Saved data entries

___

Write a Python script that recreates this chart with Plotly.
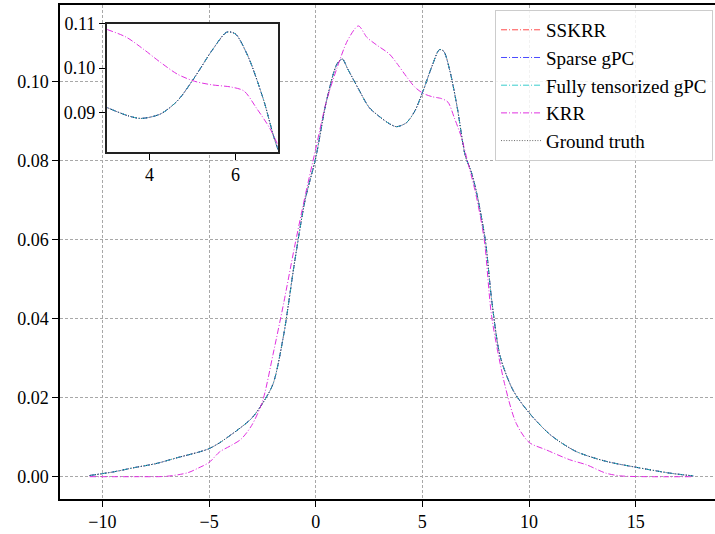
import plotly.graph_objects as go

# ---- data ----
truth_x = [-10.6, -9.5, -8.5, -7.5, -6.5, -5.5, -5.0, -4.5, -4.0, -3.5, -3.0, -2.5, -2.0,
           -1.5, -1.0, -0.5, 0.0, 0.5, 1.0, 1.25, 1.5, 2.0, 2.5, 3.0, 3.5, 3.8, 4.25, 4.65,
           5.05, 5.45, 5.8, 6.0, 6.3, 6.65, 7.0, 7.3, 7.55, 7.95, 8.25, 8.65, 9.25, 10.0,
           11.0, 12.2, 13.6, 15.0, 16.6, 17.7]
truth_y = [0.0003, 0.0012, 0.0023, 0.0033, 0.0048, 0.0062, 0.0071, 0.0086, 0.0105, 0.0125,
           0.0148, 0.0185, 0.0235, 0.036, 0.054, 0.070, 0.0807, 0.095, 0.1045, 0.1057,
           0.1032, 0.0982, 0.0935, 0.0911, 0.0892, 0.0886, 0.0896, 0.0926, 0.0979, 0.1039,
           0.1081, 0.1077, 0.1025, 0.0930, 0.0815, 0.0770, 0.0717, 0.0599, 0.0447, 0.0304,
           0.0219, 0.0162, 0.0106, 0.0064, 0.0039, 0.0024, 0.0009, 0.0002]

# the three surrogate models are visually indistinguishable from the ground truth
sskrr_y = list(truth_y)
sparse_gpc_y = list(truth_y)
full_gpc_y = list(truth_y)

krr_x = [-10.6, -8.5, -7.0, -6.0, -5.5, -5.0, -4.5, -4.0, -3.5, -3.0, -2.5, -2.0, -1.5,
         -1.0, -0.5, 0.0, 0.5, 1.0, 1.5, 2.0, 2.4, 2.85, 3.45, 3.85, 4.25, 4.65, 5.05, 5.45,
         5.9, 6.2, 6.5, 6.8, 7.05, 7.5, 7.9, 8.25, 8.85, 9.4, 10.0, 10.8, 11.9, 12.7, 13.6,
         14.3, 15.5, 17.7]
krr_y = [0.0, 0.0, 0.0001, 0.0010, 0.0022, 0.0036, 0.0063, 0.0078, 0.0095, 0.0130, 0.0190,
         0.0310, 0.044, 0.058, 0.071, 0.083, 0.095, 0.1035, 0.1105, 0.1141, 0.1112, 0.1093,
         0.1070, 0.1043, 0.1013, 0.0986, 0.0970, 0.0962, 0.0957, 0.0948, 0.0908, 0.0864,
         0.0813, 0.0717, 0.0600, 0.0405, 0.0236, 0.0135, 0.0087, 0.0068, 0.0043, 0.0030,
         0.0009, 0.0002, 0.0, 0.0]

series = [
    ("SSKRR", truth_x, sskrr_y, "#ff4a4a", "6px,2px,1px,2px"),
    ("Sparse gPC", truth_x, sparse_gpc_y, "#4a4aff", "6px,2px,1px,2px"),
    ("Fully tensorized gPC", truth_x, full_gpc_y, "#38cccc", "6px,2px,1px,2px"),
    ("KRR", krr_x, krr_y, "#e030e0", "6px,2px,1px,2px"),
    ("Ground truth", truth_x, truth_y, "rgba(0,0,0,0.6)", "1px,1.6px"),
]

x_ticks = [-10, -5, 0, 5, 10, 15]
y_ticks = [0.00, 0.02, 0.04, 0.06, 0.08, 0.10]
inset_x_ticks = [4, 6]
inset_y_ticks = [0.09, 0.10, 0.11]

FONT = "Liberation Serif"

fig = go.Figure()
for name, xs, ys, col, dash in series:
    fig.add_trace(go.Scatter(x=xs, y=ys, name=name, mode="lines",
                             line=dict(color=col, width=1, dash=dash, shape="spline", smoothing=0.8),
                             xaxis="x", yaxis="y"))
for name, xs, ys, col, dash in series:
    fig.add_trace(go.Scatter(x=xs, y=ys, name=name, mode="lines", showlegend=False,
                             line=dict(color=col, width=1, dash=dash, shape="spline", smoothing=0.8),
                             xaxis="x2", yaxis="y2"))

inset_dom_x = [0.0713, 0.3333]
inset_dom_y = [0.7023, 0.962]

fig.update_layout(
    width=715, height=534,
    margin=dict(l=60, r=0, t=5, b=35, autoexpand=False),
    paper_bgcolor="white", plot_bgcolor="white",
    font=dict(family=FONT, size=18, color="black"),
    showlegend=True,
    legend=dict(x=0.997, y=0.99, xanchor="right", yanchor="top", itemwidth=40,
                bgcolor="rgba(255,255,255,0.85)", bordercolor="#cccccc", borderwidth=1,
                font=dict(family=FONT, size=19), tracegroupgap=0),
    xaxis=dict(range=[-11.99, 18.72], tickvals=x_ticks, ticks="outside", ticklen=6,
               tickwidth=1.2, tickcolor="black", showline=True, linecolor="black", linewidth=1.5,
               mirror=True, showgrid=True, gridcolor="#a8a8a8", gridwidth=1, griddash="3px,2px",
               zeroline=False, domain=[0, 1], automargin=False),
    yaxis=dict(range=[-0.00565, 0.1194], tickvals=y_ticks, tickformat=".2f", ticks="outside",
               ticklen=6, tickwidth=1.2, tickcolor="black", showline=True, linecolor="black",
               linewidth=1.5, showgrid=True, gridcolor="#a8a8a8", gridwidth=1,
               griddash="3px,2px", zeroline=False, domain=[0, 1], automargin=False),
    xaxis2=dict(domain=inset_dom_x, anchor="y2", range=[3, 7], tickvals=inset_x_ticks,
                ticks="outside", ticklen=6, tickwidth=1.2, tickcolor="black", showline=True,
                mirror=True, linecolor="#222222", linewidth=1.5, showgrid=False, zeroline=False,
                automargin=False),
    yaxis2=dict(domain=inset_dom_y, anchor="x2", range=[0.081, 0.110], tickvals=inset_y_ticks,
                tickformat=".2f", ticks="outside", ticklen=6, tickwidth=1.2, tickcolor="black",
                showline=True, mirror=True, linecolor="#222222", linewidth=1.5, showgrid=False,
                zeroline=False, automargin=False),
    shapes=[dict(type="rect", xref="paper", yref="paper", x0=inset_dom_x[0], x1=inset_dom_x[1],
                 y0=inset_dom_y[0], y1=inset_dom_y[1], fillcolor="white", line=dict(width=0),
                 layer="between")],
)

fig.write_html("out.html", config={"displayModeBar": False},
               post_script="document.body.style.margin='0';document.body.style.padding='0';")
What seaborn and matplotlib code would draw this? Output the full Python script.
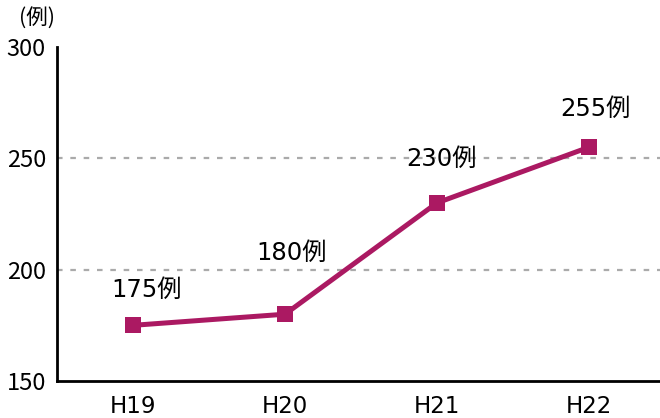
import matplotlib
matplotlib.use("Agg")
import matplotlib.pyplot as plt
import seaborn as sns
import pandas as pd

# data
years = ["H19", "H20", "H21", "H22"]
cases = [175, 180, 230, 255]
labels = ["175例", "180例", "230例", "255例"]

# label offsets in pixels (dx, dy) from each point
label_offsets = [(14, 35), (7, 61), (4, 44), (6, 38)]

sns.set_theme(style="white")
plt.rcParams["font.family"] = ["Noto Sans CJK JP", "DejaVu Sans"]
wide_font = ["DejaVu Sans", "Noto Sans CJK JP"]

line_color = "#ab1962"

df = pd.DataFrame({"year": years, "cases": cases})

fig = plt.figure(figsize=(6.6, 4.18), dpi=100)
ax = fig.add_axes([57 / 660, 1 - 381 / 418, (660 - 57) / 660, (381 - 47) / 418])

sns.lineplot(data=df, x="year", y="cases", ax=ax, color=line_color,
             linewidth=3.6, marker="s", markersize=11.5,
             markeredgewidth=0, sort=False, zorder=3)

ax.set_ylim(150, 300)
ax.set_xlim(-0.5, (660 - 133) / 152)
ax.set_yticks([150, 200, 250, 300])
ax.set_yticklabels(["150", "200", "250", "300"], fontsize=17)
ax.set_xticks(range(len(years)))
ax.set_xticklabels(years, fontsize=16.5, family=wide_font)
ax.set_xlabel("")
ax.set_ylabel("")

for y in [200, 250]:
    ax.axhline(y, color="#aaaaaa", linewidth=1.6, linestyle=(0, (2.5, 3.5)), zorder=1)

for s in ["top", "right"]:
    ax.spines[s].set_visible(False)
for s in ["left", "bottom"]:
    ax.spines[s].set_color("black")
    ax.spines[s].set_linewidth(2)

ax.tick_params(axis="x", direction="in", length=7, width=1.5, color="black",
               pad=10, labelcolor="black")
ax.tick_params(axis="y", length=0, pad=8, labelcolor="black")

for i, (lab, val) in enumerate(zip(labels, cases)):
    dx, dy = label_offsets[i]
    ax.annotate(lab, xy=(i, val), xytext=(dx * 0.72, dy * 0.72),
                textcoords="offset points", ha="center", va="center",
                fontsize=17.5, color="black", family=wide_font)

fig.text(37 / 660, 1 - 19 / 418, "(例)", ha="center", va="center",
         fontsize=15.5, color="black")

fig.savefig("out.png", dpi=100)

___

Extract from the material above the stretch running from the line containing "What seaborn and" through the line containing "ax = fig.add_axes([57". Keep the text exact and the pictures out.

* Reply *
What seaborn and matplotlib code would draw this? Output the full Python script.
import matplotlib
matplotlib.use("Agg")
import matplotlib.pyplot as plt
import seaborn as sns
import pandas as pd

# data
years = ["H19", "H20", "H21", "H22"]
cases = [175, 180, 230, 255]
labels = ["175例", "180例", "230例", "255例"]

# label offsets in pixels (dx, dy) from each point
label_offsets = [(14, 35), (7, 61), (4, 44), (6, 38)]

sns.set_theme(style="white")
plt.rcParams["font.family"] = ["Noto Sans CJK JP", "DejaVu Sans"]
wide_font = ["DejaVu Sans", "Noto Sans CJK JP"]

line_color = "#ab1962"

df = pd.DataFrame({"year": years, "cases": cases})

fig = plt.figure(figsize=(6.6, 4.18), dpi=100)
ax = fig.add_axes([57 / 660, 1 - 381 / 418, (660 - 57) / 660, (381 - 47) / 418])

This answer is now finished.